Camus y María Casares
El pensamiento ecuménico obliga nuestras neuronas a cambiar de modo de funcionamiento venía uno a decir en el cap. 4. «Deberán renunciar -perdonen la autocita- al […] caduco motor de dos tiempos, con su émbolo conservador, su émbolo progresista y una peligrosa tendencia a embalarse para convertirse en reaccionario o apocalíptico». Porque otro tipo de militancia “endotélica” es efectivamente la “reaccionaria”. La palabra siempre me produjo desazón. Albergó contenidos identificables. Hoy los alberga cada vez más inestables y versátiles, por esto la uso con comillas. Lo que sigo pensando, y con mucho mayor motivo en el marco del pensamiento ecuménico, es que existe una clara ruptura epistemológica entre pensamiento conservador y pensamiento “reaccionario”. El excipiente del pensamiento “reaccionario” fue, clásicamente, el rechazo a la Modernidad histórica, entendida en sus definiciones canónicas. Y vemos efectivamente como, para algunos, las alarmas ecológicas son consideradas como la última mixtificación procedente de la secular subversión progresista de los valores. Una reciente encuesta francesa mostraba que el electorado de extrema derecha era el más reacio ante la alarma climática. Todo indica que el resultado sería muy parecido en España. Y así parece confirmarlo un también muy reciente (julio 2019) estudio de opinión del Real Instituto Elcano. Un 56% de los entrevistados considera que el cambio climático es la mayor amenaza a la que se enfrenta el mundo.
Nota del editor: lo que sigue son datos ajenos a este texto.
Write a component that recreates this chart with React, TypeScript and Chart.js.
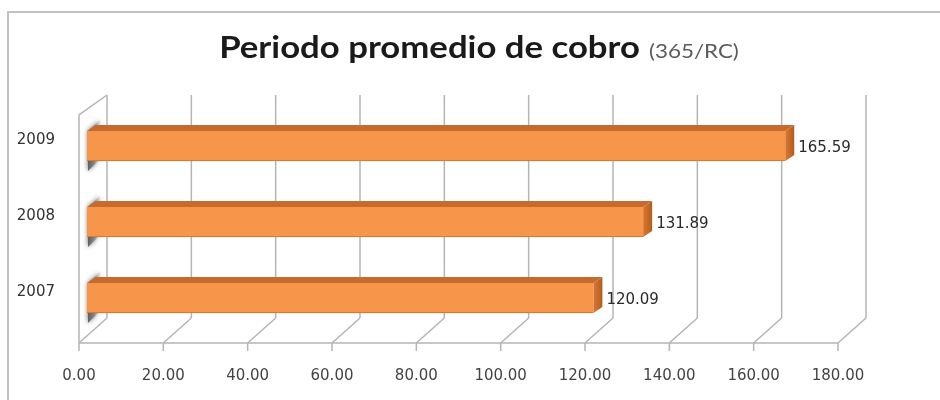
import React, { useEffect, useRef } from 'react';
import { Chart, registerables } from 'chart.js';

Chart.register(...registerables);

// ---- data ----
const years: string[] = ['2009', '2008', '2007'];
const values: number[] = [165.59, 131.89, 120.09];
const xMin = 0;
const xMax = 180;
const xStep = 20;
const titleMain = 'Periodo promedio de cobro';
const titleSub = '(365/RC)';

// ---- 3D geometry (offsets relative to the bar plane) ----
const FRONT = { dx: -8, dy: 7 };
const BACK = { dx: 20, dy: -18 };
const BAR_DEPTH = { dx: 9, dy: -6 };

const GRID = '#b4b4b4';

const chart3dPlugin = {
  id: 'chart3d',
  beforeDraw(chart: any) {
    const { ctx, width, height } = chart;
    ctx.save();
    ctx.fillStyle = '#ffffff';
    ctx.fillRect(0, 0, width, height);
    // outer frame
    ctx.strokeStyle = '#c2c2c2';
    ctx.lineWidth = 2;
    ctx.beginPath();
    ctx.moveTo(8, height);
    ctx.lineTo(8, 12);
    ctx.lineTo(width, 12);
    ctx.stroke();
    // title (horizontally stretched to mimic the condensed original face)
    ctx.textBaseline = 'alphabetic';
    ctx.textAlign = 'left';
    const sx = 1.12;
    ctx.font = 'bold 31px Lato';
    const w1 = ctx.measureText(titleMain).width * sx;
    ctx.font = '20px Lato';
    const w2 = ctx.measureText(titleSub).width * sx;
    const gap = 9;
    const cx = (width + 18) / 2;
    const x0 = cx - (w1 + gap + w2) / 2;
    const base = 58;
    ctx.save();
    ctx.translate(x0, base);
    ctx.scale(sx, 1);
    ctx.fillStyle = '#1a1a1a';
    ctx.font = 'bold 31px Lato';
    ctx.fillText(titleMain, 0, 0);
    ctx.restore();
    ctx.save();
    ctx.translate(x0 + w1 + gap, base);
    ctx.scale(sx, 1);
    ctx.fillStyle = '#5a5a5a';
    ctx.font = '20px Lato';
    ctx.fillText(titleSub, 0, 0);
    ctx.restore();
    ctx.restore();
  },
  beforeDatasetsDraw(chart: any) {
    const { ctx, chartArea, scales } = chart;
    const xs = scales.x;
    const top = chartArea.top;
    const bottom = chartArea.bottom;
    ctx.save();
    ctx.strokeStyle = GRID;
    ctx.lineWidth = 1.5;
    const ticks: number[] = [];
    for (let v = xMin; v <= xMax + 1e-9; v += xStep) ticks.push(v);
    const backTop = top - 13;
    const backBottom = bottom + BACK.dy;
    const frontY = bottom + FRONT.dy;
    ticks.forEach((v) => {
      const px = xs.getPixelForValue(v);
      ctx.beginPath();
      ctx.moveTo(px + BACK.dx, backTop);
      ctx.lineTo(px + BACK.dx, backBottom);
      ctx.stroke();
      ctx.beginPath();
      ctx.moveTo(px + FRONT.dx, frontY);
      ctx.lineTo(px + BACK.dx, backBottom);
      ctx.stroke();
      ctx.beginPath();
      ctx.moveTo(px + FRONT.dx, frontY);
      ctx.lineTo(px + FRONT.dx, frontY + 8);
      ctx.stroke();
    });
    const p0 = xs.getPixelForValue(xMin);
    const p1 = xs.getPixelForValue(xMax);
    ctx.beginPath();
    ctx.moveTo(p0 + FRONT.dx, frontY);
    ctx.lineTo(p1 + FRONT.dx, frontY);
    ctx.stroke();
    const wallFrontTop = top + 7;
    ctx.beginPath();
    ctx.moveTo(p0 + FRONT.dx, frontY);
    ctx.lineTo(p0 + FRONT.dx, wallFrontTop);
    ctx.lineTo(p0 + BACK.dx, backTop);
    ctx.stroke();

    // bar shadows on the left wall
    const meta = chart.getDatasetMeta(0);
    meta.data.forEach((bar: any) => {
      const { y, base, height } = bar.getProps(['y', 'base', 'height'], true);
      const t = y - height / 2;
      const b = y + height / 2;
      ctx.save();
      ctx.shadowColor = 'rgba(60,60,60,0.9)';
      ctx.shadowBlur = 5;
      const g = ctx.createLinearGradient(base, 0, base + 13, 0);
      g.addColorStop(0, 'rgba(80,80,80,0.95)');
      g.addColorStop(0.6, 'rgba(130,130,130,0.7)');
      g.addColorStop(1, 'rgba(190,190,190,0.3)');
      ctx.fillStyle = g;
      ctx.beginPath();
      ctx.moveTo(base + 1, b + 10);
      ctx.lineTo(base + 1, t);
      ctx.lineTo(base + 13, t - 11);
      ctx.lineTo(base + 13, b - 2);
      ctx.closePath();
      ctx.fill();
      ctx.restore();
    });
    ctx.restore();
  },
  afterDatasetsDraw(chart: any) {
    const { ctx } = chart;
    const meta = chart.getDatasetMeta(0);
    ctx.save();
    meta.data.forEach((bar: any, i: number) => {
      const { x, y, base, height } = bar.getProps(['x', 'y', 'base', 'height'], true);
      const t = y - height / 2;
      const b = y + height / 2;
      const dx = BAR_DEPTH.dx;
      const dy = BAR_DEPTH.dy;
      // top face
      ctx.fillStyle = '#c66a2d';
      ctx.beginPath();
      ctx.moveTo(base, t);
      ctx.lineTo(x, t);
      ctx.lineTo(x + dx, t + dy);
      ctx.lineTo(base + dx, t + dy);
      ctx.closePath();
      ctx.fill();
      // right face
      const g = ctx.createLinearGradient(x, 0, x + dx, 0);
      g.addColorStop(0, '#d9782f');
      g.addColorStop(1, '#b35c20');
      ctx.fillStyle = g;
      ctx.beginPath();
      ctx.moveTo(x, t);
      ctx.lineTo(x + dx, t + dy);
      ctx.lineTo(x + dx, b + dy);
      ctx.lineTo(x, b);
      ctx.closePath();
      ctx.fill();
      // value label
      ctx.fillStyle = '#2a2a2a';
      ctx.font = '15px "DejaVu Sans"';
      ctx.textAlign = 'left';
      ctx.textBaseline = 'middle';
      ctx.fillText(values[i].toFixed(2), x + dx + 4, y + 2);
    });
    ctx.restore();
  },
};

export default function App() {
  const ref = useRef<HTMLCanvasElement | null>(null);
  useEffect(() => {
    document.body.style.margin = '0';
    const canvas = ref.current;
    if (!canvas) return;
    const chart = new Chart(canvas, {
      type: 'bar',
      data: {
        labels: years,
        datasets: [
          {
            data: values,
            backgroundColor: '#f7964a',
            borderColor: '#cf6e2c',
            borderWidth: { top: 0, right: 0, bottom: 1, left: 0 },
            borderSkipped: false,
            barThickness: 30,
          },
        ],
      },
      options: {
        indexAxis: 'y',
        responsive: false,
        animation: false,
        devicePixelRatio: 1,
        layout: { padding: { left: 0, right: 94, top: 108, bottom: 0 } },
        plugins: {
          legend: { display: false },
          title: { display: false },
          tooltip: { enabled: false },
        },
        scales: {
          x: {
            type: 'linear',
            min: xMin,
            max: xMax,
            grid: { display: false, drawTicks: false },
            border: { display: false },
            ticks: {
              stepSize: xStep,
              padding: 31,
              labelOffset: FRONT.dx,
              color: '#444444',
              font: { family: 'DejaVu Sans', size: 15 },
              callback: (v: any) => Number(v).toFixed(2),
            },
            afterFit: (s: any) => {
              s.height = 64;
            },
          },
          y: {
            type: 'category',
            grid: { display: false, drawTicks: false },
            border: { display: false },
            ticks: {
              padding: 32,
              labelOffset: -6,
              color: '#333333',
              font: { family: 'DejaVu Sans', size: 15 },
            },
            afterFit: (s: any) => {
              s.width = 87;
            },
          },
        },
      },
      plugins: [chart3dPlugin],
    } as any);
    return () => chart.destroy();
  }, []);
  return <canvas ref={ref} width={940} height={400} style={{ display: 'block', width: 940, height: 400 }} />;
}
A la frase :”El cambio climático existe”, responde afirmativamente el 99% de los que se sitúan a la izquierda y un 93% de los que lo hacen a la derecha. «Conviene insistir -dice el informe- en que incluso entre las personas mayores, de bajo nivel educativo, situadas más a la derecha y rurales, la gran mayoría tiene una “conciencia ecológica” media o alta». Pero confrontados a la frase: «Se ha exagerado mucho la llamada “crisis ecológica”», el 4,9% se declara “muy de acuerdo” y un 22%, “de acuerdo”. Desde julio, el tabarrón mediático puede haber alterado estos porcentajes.
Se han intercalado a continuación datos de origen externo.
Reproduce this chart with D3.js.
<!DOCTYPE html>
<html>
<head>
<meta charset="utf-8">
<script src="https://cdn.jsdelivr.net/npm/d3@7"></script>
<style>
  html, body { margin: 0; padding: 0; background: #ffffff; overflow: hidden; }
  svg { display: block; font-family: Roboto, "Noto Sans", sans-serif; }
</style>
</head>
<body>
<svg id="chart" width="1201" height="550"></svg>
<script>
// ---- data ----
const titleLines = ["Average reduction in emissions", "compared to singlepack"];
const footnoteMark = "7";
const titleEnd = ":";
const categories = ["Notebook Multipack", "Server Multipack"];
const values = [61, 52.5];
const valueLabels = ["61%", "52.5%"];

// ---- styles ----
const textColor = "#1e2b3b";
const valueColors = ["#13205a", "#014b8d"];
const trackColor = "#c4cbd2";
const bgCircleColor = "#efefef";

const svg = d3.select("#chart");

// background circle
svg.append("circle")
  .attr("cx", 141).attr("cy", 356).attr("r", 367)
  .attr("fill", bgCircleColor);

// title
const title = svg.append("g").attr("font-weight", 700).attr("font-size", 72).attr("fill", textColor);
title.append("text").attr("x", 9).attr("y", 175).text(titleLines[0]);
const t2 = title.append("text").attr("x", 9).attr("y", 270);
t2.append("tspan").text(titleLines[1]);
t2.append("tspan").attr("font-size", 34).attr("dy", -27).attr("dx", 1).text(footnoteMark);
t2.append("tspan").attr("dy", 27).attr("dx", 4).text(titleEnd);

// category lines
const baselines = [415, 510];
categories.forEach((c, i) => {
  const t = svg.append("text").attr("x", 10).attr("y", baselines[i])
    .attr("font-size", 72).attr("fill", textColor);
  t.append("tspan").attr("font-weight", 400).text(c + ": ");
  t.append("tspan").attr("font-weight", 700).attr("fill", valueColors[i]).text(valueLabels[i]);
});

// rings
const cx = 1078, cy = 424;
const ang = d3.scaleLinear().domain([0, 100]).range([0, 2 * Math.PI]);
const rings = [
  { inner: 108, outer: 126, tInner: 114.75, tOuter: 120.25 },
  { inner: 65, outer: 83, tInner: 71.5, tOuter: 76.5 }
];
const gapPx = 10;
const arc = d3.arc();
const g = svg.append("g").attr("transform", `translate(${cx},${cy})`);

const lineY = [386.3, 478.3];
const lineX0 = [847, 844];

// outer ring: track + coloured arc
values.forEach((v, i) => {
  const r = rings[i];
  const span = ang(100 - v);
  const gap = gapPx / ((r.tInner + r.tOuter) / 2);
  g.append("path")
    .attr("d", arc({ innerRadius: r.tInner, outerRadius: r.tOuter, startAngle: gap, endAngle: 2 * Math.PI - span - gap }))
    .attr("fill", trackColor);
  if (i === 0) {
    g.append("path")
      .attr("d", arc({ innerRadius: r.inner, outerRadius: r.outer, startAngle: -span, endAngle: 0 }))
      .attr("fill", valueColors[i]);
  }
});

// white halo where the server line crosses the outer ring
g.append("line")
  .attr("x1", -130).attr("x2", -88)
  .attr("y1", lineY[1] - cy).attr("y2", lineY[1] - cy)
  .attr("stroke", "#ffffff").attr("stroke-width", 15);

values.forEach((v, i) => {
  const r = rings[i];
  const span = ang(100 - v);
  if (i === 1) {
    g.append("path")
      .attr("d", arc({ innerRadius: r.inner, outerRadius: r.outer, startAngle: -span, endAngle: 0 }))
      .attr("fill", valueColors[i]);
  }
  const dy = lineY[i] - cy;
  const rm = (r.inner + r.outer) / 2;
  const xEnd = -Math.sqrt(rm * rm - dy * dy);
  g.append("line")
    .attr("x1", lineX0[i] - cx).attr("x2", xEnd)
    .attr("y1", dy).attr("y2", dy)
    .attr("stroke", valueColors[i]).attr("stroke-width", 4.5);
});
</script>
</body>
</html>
Habría quedado de cine poder concluir con la famosa frase de
Albert Camus en su discurso de recepción del Premio Nobel de Literatura, en 1957: «Cada generación se cree destinada a rehacer el mundo. La mía sabe, sin embargo, que no podrá hacerlo. Pero su tarea es quizás mayor. Consiste en impedir que el mundo se deshaga». Es ésa la reflexión de un individuo lúcido, pero la humanidad como tal, la especie, seguirá indiferente a su naufragio como a su salvación. Lo más cercano a una conclusión sincera hubiese consistido en explicitar mejor el horizonte escéptico que apuntábamos en el párrafo que cerraba el cap. 4. Se hace tarde y sería como imponerle un sobrero al público aburrido que huye de la plaza. Repetiremos que la nueva baraja del horizonte ecuménico “resetea” desde la más total incertidumbre los repertorios ontológicos y éticos. Y terminaremos con otro símil taurino: a la Humanidad le acaba de salir un toro de
Saltillo particularmente bronco y complicado, de esos que estimulan la pluma homérica del maestro
J.R. Márquez. Habrá que atarse los machos.